Dave Winer, after reading this comment on John Doerr’s statement of regret for an ill-advised comment during the inflation of the Internet bubble, says I should let Doerr off the hook. Sorry, I can’t do that.
I think highly of Doerr in many ways. His record is certainly more positive than negative in the tech industry, and his support, through TechNet, of better education is valuable.
But he is one of the people who fueled the Internet mania, and he is most definitely one of the people who profited the most from the bubble.
Bill Seitz has it right, I think, when he says Doerr and company (including the investment banks and “analysts”) realized they could make billions on small investors who were greedy and didn’t know any better. It was legal. It wasn’t right.

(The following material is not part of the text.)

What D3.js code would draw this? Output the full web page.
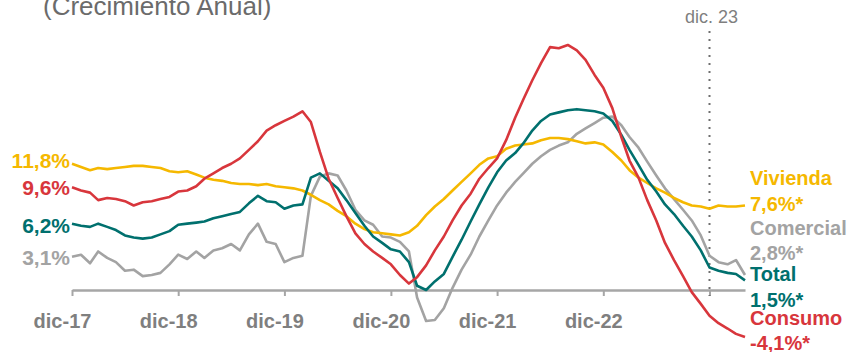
<!DOCTYPE html>
<html>
<head>
<meta charset="utf-8">
<script src="https://cdn.jsdelivr.net/npm/d3@7"></script>
<style>
  body { margin: 0; background: #fff; }
  svg { display: block; font-family: "Liberation Sans", Arial, sans-serif; }
</style>
</head>
<body>
<script>
// Monthly readings, dic-17 .. abr-24 (77 months)
const months = d3.timeMonth.range(new Date(2017, 11, 1), new Date(2024, 4, 1));

const vivienda = [
  11.8, 11.5, 11.2, 11.4, 11.3, 11.4, 11.5, 11.6, 11.6, 11.5, 11.4, 11.1,
  11.0, 11.1, 10.8, 10.5, 10.3, 10.2, 10.0, 9.9, 9.9, 9.8, 9.9, 9.7,
  9.6, 9.5, 9.3, 8.9, 8.4, 8.0, 7.4, 6.9, 6.2, 5.7, 5.4, 5.3,
  5.2, 5.1, 5.4, 6.0, 7.0, 7.8, 8.5, 9.3, 10.1, 10.9, 11.7, 12.3,
  12.5, 13.2, 13.5, 13.6, 13.7, 14.0, 14.2, 14.2, 14.1, 13.9, 13.7, 13.8,
  13.6, 12.9, 12.1, 11.2, 10.5, 10.0, 9.5, 9.1, 8.6, 8.2, 7.9, 7.8,
  7.6, 7.9, 7.8, 7.8, 7.9
];

const consumo = [
  9.6, 9.3, 9.1, 8.4, 8.6, 8.5, 8.3, 7.9, 8.2, 8.3, 8.5, 8.7,
  9.2, 9.3, 9.7, 10.4, 10.9, 11.4, 11.8, 12.3, 13.1, 13.9, 14.9, 15.4,
  15.8, 16.2, 16.7, 15.7, 12.9, 10.4, 8.6, 6.9, 5.3, 4.3, 3.6, 3.0,
  2.4, 1.4, 0.6, 1.2, 2.3, 3.7, 5.0, 6.5, 7.9, 9.0, 10.4, 11.4,
  12.3, 14.0, 16.1, 17.8, 19.6, 21.2, 22.7, 22.6, 22.9, 22.4, 21.5, 20.1,
  18.9, 17.0, 14.3, 12.1, 10.5, 8.4, 6.5, 4.4, 2.8, 1.3, -0.2, -1.3,
  -2.4, -3.1, -3.6, -4.1, -4.4
];

const total = [
  6.2, 6.0, 5.9, 6.2, 5.9, 5.6, 5.1, 4.9, 4.8, 4.9, 5.2, 5.5,
  6.1, 6.2, 6.3, 6.4, 6.7, 6.9, 7.1, 7.3, 8.1, 8.8, 8.3, 8.2,
  7.6, 7.9, 8.0, 10.5, 10.9, 10.2, 9.5, 8.4, 7.2, 6.0, 5.0, 4.4,
  3.8, 3.6, 2.6, 0.4, 0.0, 0.8, 1.5, 3.1, 4.7, 6.4, 8.0, 9.6,
  11.0, 12.1, 12.8, 13.7, 14.9, 15.8, 16.4, 16.6, 16.8, 16.9, 16.8, 16.7,
  16.5, 15.8, 14.5, 13.1, 11.7, 10.3, 9.2, 8.0, 7.1, 6.0, 5.0, 3.7,
  2.1, 1.8, 1.6, 1.5, 0.9
];

const comercial = [
  3.1, 3.3, 2.5, 3.6, 3.0, 2.6, 1.8, 1.9, 1.3, 1.4, 1.6, 2.4,
  3.3, 2.9, 3.6, 3.0, 3.7, 3.9, 4.3, 3.7, 5.2, 6.2, 4.5, 4.3,
  2.6, 3.0, 3.2, 8.8, 10.6, 10.9, 10.7, 9.3, 7.5, 6.5, 6.1, 5.0,
  4.9, 4.5, 3.6, -0.7, -2.9, -2.8, -1.7, 0.2, 1.9, 3.3, 5.0, 6.5,
  7.9, 9.1, 10.1, 10.9, 11.8, 12.5, 13.1, 13.5, 13.8, 14.6, 15.1, 15.6,
  16.1, 16.2, 15.4, 14.3, 13.3, 12.0, 10.7, 9.5, 8.5, 7.5, 6.5, 5.1,
  3.2, 2.6, 2.4, 2.8, 1.4
];

const seriesNames = ["Comercial", "Vivienda", "Total", "Consumo"];
const seriesValues = [comercial, vivienda, total, consumo];
const seriesColors = ["#a3a3a3", "#f5b800", "#00706e", "#d8363c"];

const startLabels = ["11,8%", "9,6%", "6,2%", "3,1%"];
const endNames = ["Vivienda", "Comercial", "Total", "Consumo"];
const endValues = ["7,6%*", "2,8%*", "1,5%*", "-4,1%*"];
const tickLabels = ["dic-17", "dic-18", "dic-19", "dic-20", "dic-21", "dic-22", ""];
const markerLabel = "dic. 23";
const title = "(Crecimiento Anual)";

const colorOf = {};
seriesNames.forEach((n, i) => colorOf[n] = seriesColors[i]);

//Basic canvas.
const width = 856, height = 352;
const svg = d3.select("body").append("svg").attr("width", width).attr("height", height);

const x = d3.scaleTime().domain([months[0], months[months.length - 1]]).range([72, 745]);
const y = d3.scaleLinear().domain([0, 10]).range([290, 183]);

//Title (cut at the top of the picture).
svg.append("text")
  .attr("x", 43).attr("y", 15)
  .attr("font-size", 26).attr("fill", "#6b6b6b")
  .text(title);

//X axis on the zero line. Labels sit a bit left of their ticks, as in the original.
const decembers = d3.range(0, 7).map(k => new Date(2017 + k, 11, 1));
const xAxis = d3.axisBottom(x)
  .tickValues(decembers)
  .tickSize(6)
  .tickSizeOuter(0)
  .tickFormat((d, i) => tickLabels[i]);

const gx = svg.append("g")
  .attr("transform", "translate(0," + y(0) + ")")
  .call(xAxis);
gx.select(".domain").attr("stroke", "#a6a6a6").attr("stroke-width", 2.5);
gx.selectAll(".tick line").attr("stroke", "#a6a6a6").attr("stroke-width", 2);
gx.selectAll(".tick text")
  .attr("x", -10).attr("y", 38).attr("dy", null)
  .attr("font-size", 20).attr("font-weight", "bold")
  .attr("font-family", "Liberation Sans, Arial, sans-serif")
  .attr("fill", "#7f7f7f");

//Dotted marker at dic-23.
const xMarker = x(decembers[6]);
svg.append("line")
  .attr("x1", xMarker).attr("x2", xMarker)
  .attr("y1", 31).attr("y2", 296)
  .attr("stroke", "#6f6f6f").attr("stroke-width", 2)
  .attr("stroke-dasharray", "2,6");
svg.append("text")
  .attr("x", xMarker + 2).attr("y", 23)
  .attr("text-anchor", "middle")
  .attr("font-size", 18).attr("fill", "#7f7f7f")
  .text(markerLabel);

//Lines.
const line = d3.line()
  .x((d, i) => x(months[i]))
  .y(d => y(d));

seriesValues.forEach((vals, i) => {
  svg.append("path")
    .datum(vals)
    .attr("fill", "none")
    .attr("stroke", seriesColors[i])
    .attr("stroke-width", 2.6)
    .attr("stroke-linejoin", "round")
    .attr("d", line);
});

//Start labels on the left.
const startOrder = ["Vivienda", "Consumo", "Total", "Comercial"];
const startY = [168, 195, 233, 265];
startLabels.forEach((t, i) => {
  svg.append("text")
    .attr("x", 70).attr("y", startY[i])
    .attr("text-anchor", "end")
    .attr("font-size", 21).attr("font-weight", "bold")
    .attr("fill", colorOf[startOrder[i]])
    .text(t);
});

//End labels on the right.
const endY = [[185, 211], [235, 260], [281, 307], [325, 350]];
endNames.forEach((n, i) => {
  const g = svg.append("g").attr("font-size", 20).attr("font-weight", "bold").attr("fill", colorOf[n]);
  g.append("text").attr("x", 750).attr("y", endY[i][0]).text(n);
  g.append("text").attr("x", 750).attr("y", endY[i][1]).text(endValues[i]);
});
</script>
</body>
</html>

Seitz says, “I also think that instead of relabelling the net as the greatest creation and evaporation of wealth, he should have honestly called it the greatest transfer of wealth (to him, his investors, the IBs, ad agencies, the founders of lame Silicon Alley consultancies, etc.).”
This hits closer to home. I, too, profited from the bubble when technology journalism became so much more in demand. So did my company. (The company is currently taking quite a hit as a result of the plummeting advertising market in the wake of the bubble’s bursting.)
John Doerr has done far more good than harm to the industry, and for society. The technology Kleiner Perkins helped nurture will be working to our mutual benefit for ages to come.
But he and his cronies injected something dangerous into the mix during the height of the Internet hubris. They injected cynicism far greater than anything we’d seen prior to that time.
John and others here in the valley were correctly appalled at the market distortions caused by the Microsoft monopoly. I don’t think they’re sufficiently bothered by the market distortions — and the corrosion of public trust in markets that resulted — they helped engineer.